#### TASK BRIEF:
Using the listing below, please gather every line containing the word "React".

#### SOURCE DATA:
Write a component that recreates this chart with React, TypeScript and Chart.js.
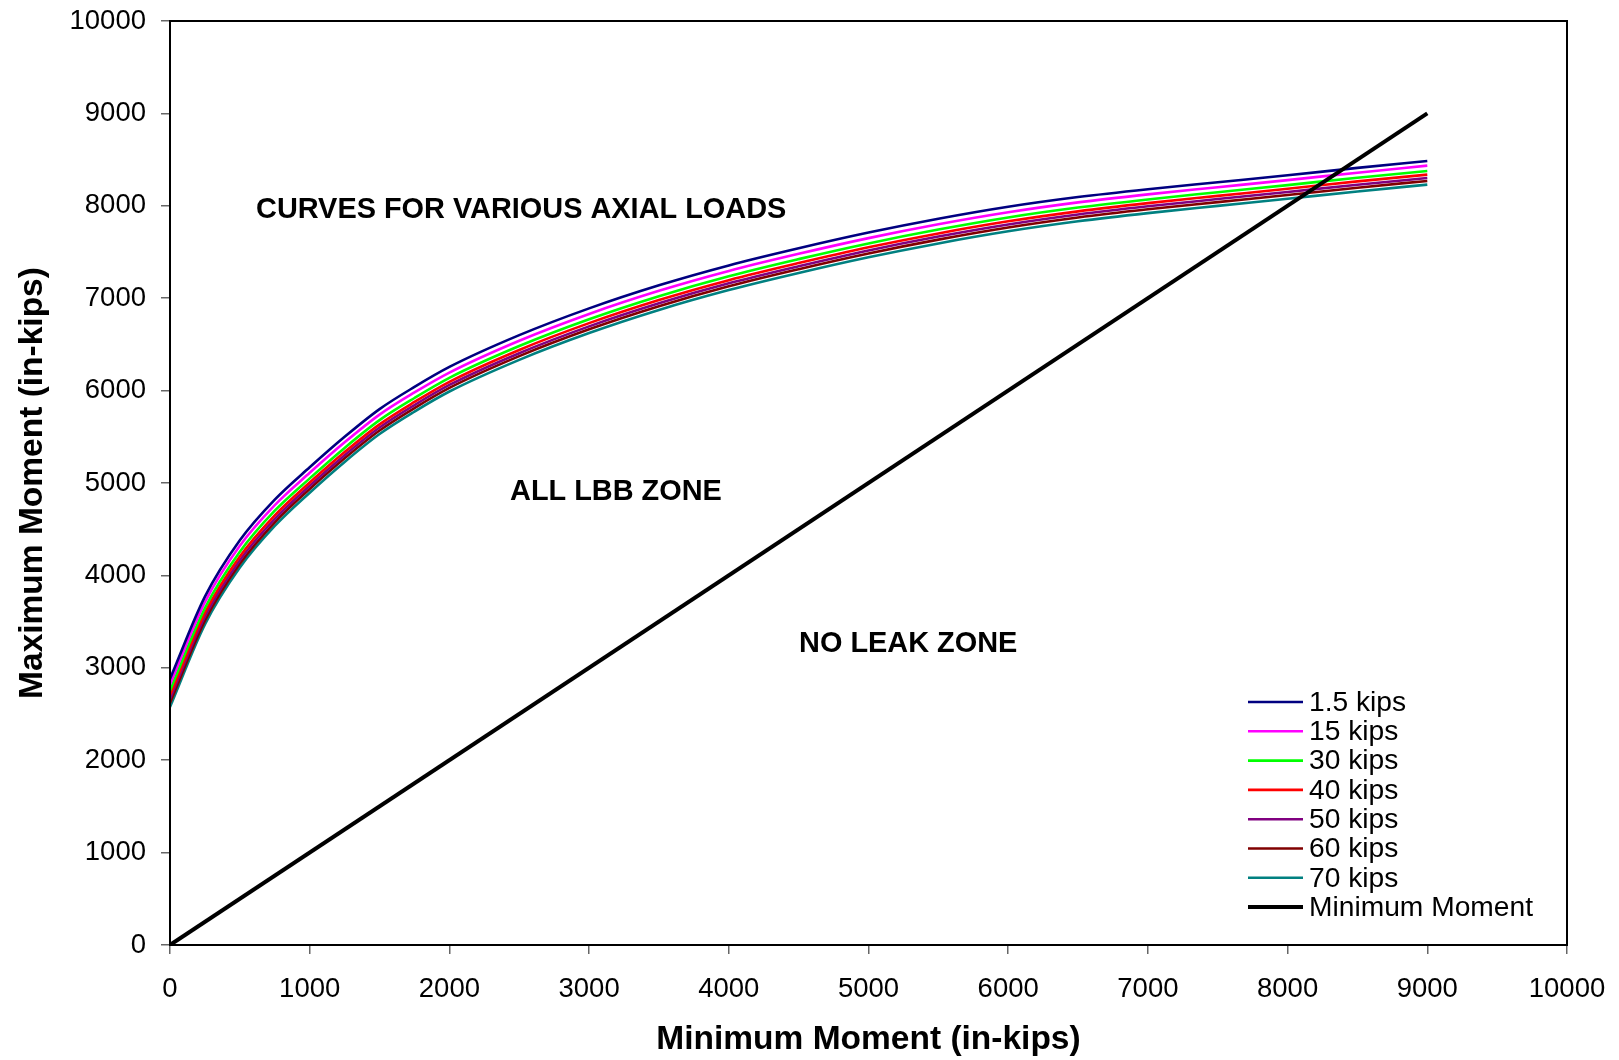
import React, { useEffect, useRef } from "react";
import { Chart, registerables } from "chart.js";

Chart.register(...registerables);

// Minimum moment (in-kips) at which the curves were sampled
const minMoment = [0, 250, 500, 750, 1000, 1250, 1500, 1750, 2000, 2500, 3000, 3500, 4000, 4500, 5000, 5500, 6000, 6500, 7000, 7500, 8000, 8500, 9000];

// Maximum moment (in-kips) for each axial load
const load1_5 = [2880, 3770, 4380, 4820, 5170, 5500, 5800, 6040, 6256, 6600, 6890, 7140, 7355, 7540, 7710, 7860, 7990, 8095, 8180, 8255, 8330, 8410, 8485];
const load15 = [2820, 3710, 4320, 4760, 5110, 5440, 5740, 5980, 6195, 6540, 6830, 7080, 7295, 7480, 7650, 7800, 7930, 8037, 8124, 8201, 8278, 8358, 8435];
const load30 = [2755, 3645, 4255, 4700, 5050, 5380, 5680, 5920, 6138, 6482, 6772, 7022, 7238, 7423, 7593, 7743, 7874, 7981, 8069, 8147, 8224, 8304, 8377];
const load40 = [2705, 3595, 4205, 4650, 5005, 5335, 5635, 5877, 6095, 6440, 6730, 6980, 7195, 7380, 7551, 7701, 7832, 7940, 8029, 8107, 8184, 8264, 8337];
const load50 = [2665, 3555, 4165, 4612, 4970, 5300, 5600, 5843, 6061, 6405, 6695, 6945, 7161, 7346, 7517, 7667, 7798, 7906, 7995, 8073, 8150, 8228, 8301];
const load60 = [2620, 3510, 4125, 4575, 4935, 5267, 5568, 5811, 6029, 6373, 6663, 6913, 7129, 7314, 7484, 7634, 7765, 7873, 7962, 8040, 8117, 8196, 8269];
const load70 = [2575, 3470, 4085, 4535, 4895, 5228, 5530, 5773, 5990, 6333, 6623, 6873, 7088, 7273, 7443, 7593, 7724, 7832, 7921, 7999, 8076, 8155, 8229];

const seriesLabels = ["1.5 kips", "15 kips", "30 kips", "40 kips", "50 kips", "60 kips", "70 kips"];
const seriesColors = ["#000080", "#FF00FF", "#00FF00", "#FF0000", "#800080", "#800000", "#008080"];

// Minimum moment reference line (max = min)
const diagonalX = [0, 9000];
const diagonalY = [0, 9000];
const diagonalLabel = "Minimum Moment";

const axisMin = 0;
const axisMax = 10000;
const axisStep = 1000;

const xTitle = "Minimum Moment (in-kips)";
const yTitle = "Maximum Moment (in-kips)";

const zoneTexts = ["CURVES FOR VARIOUS AXIAL LOADS", "ALL LBB ZONE", "NO LEAK ZONE"];
const zoneX = [616, 2434, 4503];
const zoneY = [7950, 4900, 3256];

const FONT = "'Liberation Sans', Arial, Helvetica, sans-serif";

const boxPlugin = {
  id: "plotBox",
  afterDraw(chart: any) {
    const { ctx, chartArea } = chart;
    ctx.save();
    ctx.strokeStyle = "#000";
    ctx.lineWidth = 2;
    ctx.strokeRect(chartArea.left, chartArea.top, chartArea.right - chartArea.left, chartArea.bottom - chartArea.top);
    ctx.restore();
  },
};

const zonePlugin = {
  id: "zoneText",
  afterDatasetsDraw(chart: any) {
    const { ctx, scales } = chart;
    ctx.save();
    ctx.font = `bold 28.9px ${FONT}`;
    ctx.fillStyle = "#000";
    ctx.textAlign = "left";
    ctx.textBaseline = "middle";
    zoneTexts.forEach((t, i) => {
      ctx.fillText(t, scales.x.getPixelForValue(zoneX[i]), scales.y.getPixelForValue(zoneY[i]));
    });
    ctx.restore();
  },
};

const legendPlugin = {
  id: "customLegend",
  afterDraw(chart: any) {
    const { ctx, chartArea } = chart;
    const x0 = chartArea.right - 319;
    const y0 = chartArea.bottom - 243;
    const step = 29.3;
    ctx.save();
    ctx.font = `28.2px ${FONT}`;
    ctx.textBaseline = "middle";
    ctx.textAlign = "left";
    ctx.fillStyle = "#000";
    chart.data.datasets.forEach((ds: any, i: number) => {
      const y = y0 + i * step;
      ctx.strokeStyle = ds.borderColor;
      ctx.lineWidth = ds.borderWidth;
      ctx.lineCap = "butt";
      ctx.beginPath();
      ctx.moveTo(x0, y);
      ctx.lineTo(x0 + 55, y);
      ctx.stroke();
      ctx.fillText(ds.label, x0 + 61, y + 1);
    });
    ctx.restore();
  },
};

export default function App() {
  const ref = useRef<HTMLCanvasElement>(null);

  useEffect(() => {
    document.body.style.margin = "0";
    const canvas = ref.current;
    if (!canvas) return;
    const series = [load1_5, load15, load30, load40, load50, load60, load70];
    const datasets: any[] = series.map((ys, i) => ({
      label: seriesLabels[i],
      data: minMoment.map((x, j) => ({ x, y: ys[j] })),
      borderColor: seriesColors[i],
      backgroundColor: seriesColors[i],
      borderWidth: 2.6,
      pointRadius: 0,
      showLine: true,
      cubicInterpolationMode: "monotone",
    }));
    datasets.push({
      label: diagonalLabel,
      data: diagonalX.map((x, j) => ({ x, y: diagonalY[j] })),
      borderColor: "#000000",
      backgroundColor: "#000000",
      borderWidth: 4,
      pointRadius: 0,
      showLine: true,
      order: -1,
    });

    const tickFont = { family: FONT, size: 27.5 };
    const titleFont = { family: FONT, size: 33.5, weight: "bold" as const, lineHeight: 1.1 };
    const plain = (v: any) => String(v);

    const chart = new Chart(canvas, {
      type: "scatter",
      data: { datasets },
      options: {
        responsive: false,
        animation: false,
        layout: { padding: { left: 0, top: 21, right: 52, bottom: 0 } },
        plugins: { legend: { display: false }, tooltip: { enabled: false } },
        scales: {
          x: {
            type: "linear",
            min: axisMin,
            max: axisMax,
            ticks: { stepSize: axisStep, font: tickFont, color: "#000", padding: 19, maxRotation: 0, callback: plain },
            grid: { display: true, drawOnChartArea: false, drawTicks: true, tickLength: 9, color: "#666", lineWidth: 1.5 },
            border: { display: true, color: "#000", width: 2 },
            title: { display: true, text: xTitle, font: titleFont, color: "#000", padding: { top: 0, bottom: 1.5 } },
            afterFit: (s: any) => {
              s.height = 115;
              s.paddingLeft = 0;
              s.paddingRight = 0;
            },
          },
          y: {
            type: "linear",
            min: axisMin,
            max: axisMax,
            ticks: { stepSize: axisStep, font: tickFont, color: "#000", padding: 15, callback: plain },
            grid: { display: true, drawOnChartArea: false, drawTicks: true, tickLength: 9, color: "#666", lineWidth: 1.5 },
            border: { display: true, color: "#000", width: 2 },
            title: { display: true, text: yTitle, font: titleFont, color: "#000", padding: { top: 14, bottom: 0 } },
            afterFit: (s: any) => {
              s.width = 170;
              s.paddingTop = 0;
              s.paddingBottom = 0;
            },
          },
        },
      },
      plugins: [boxPlugin, zonePlugin, legendPlugin],
    });
    return () => chart.destroy();
  }, []);

  return (
    <div style={{ position: "fixed", left: 0, top: 0, width: 1619, height: 1060, background: "#fff" }}>
      <canvas ref={ref} width={1619} height={1060} style={{ width: 1619, height: 1060, display: "block" }} />
    </div>
  );
}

#### OUTPUT OF THE EXERCISE:
Write a component that recreates this chart with React, TypeScript and Chart.js.
import React, { useEffect, useRef } from "react";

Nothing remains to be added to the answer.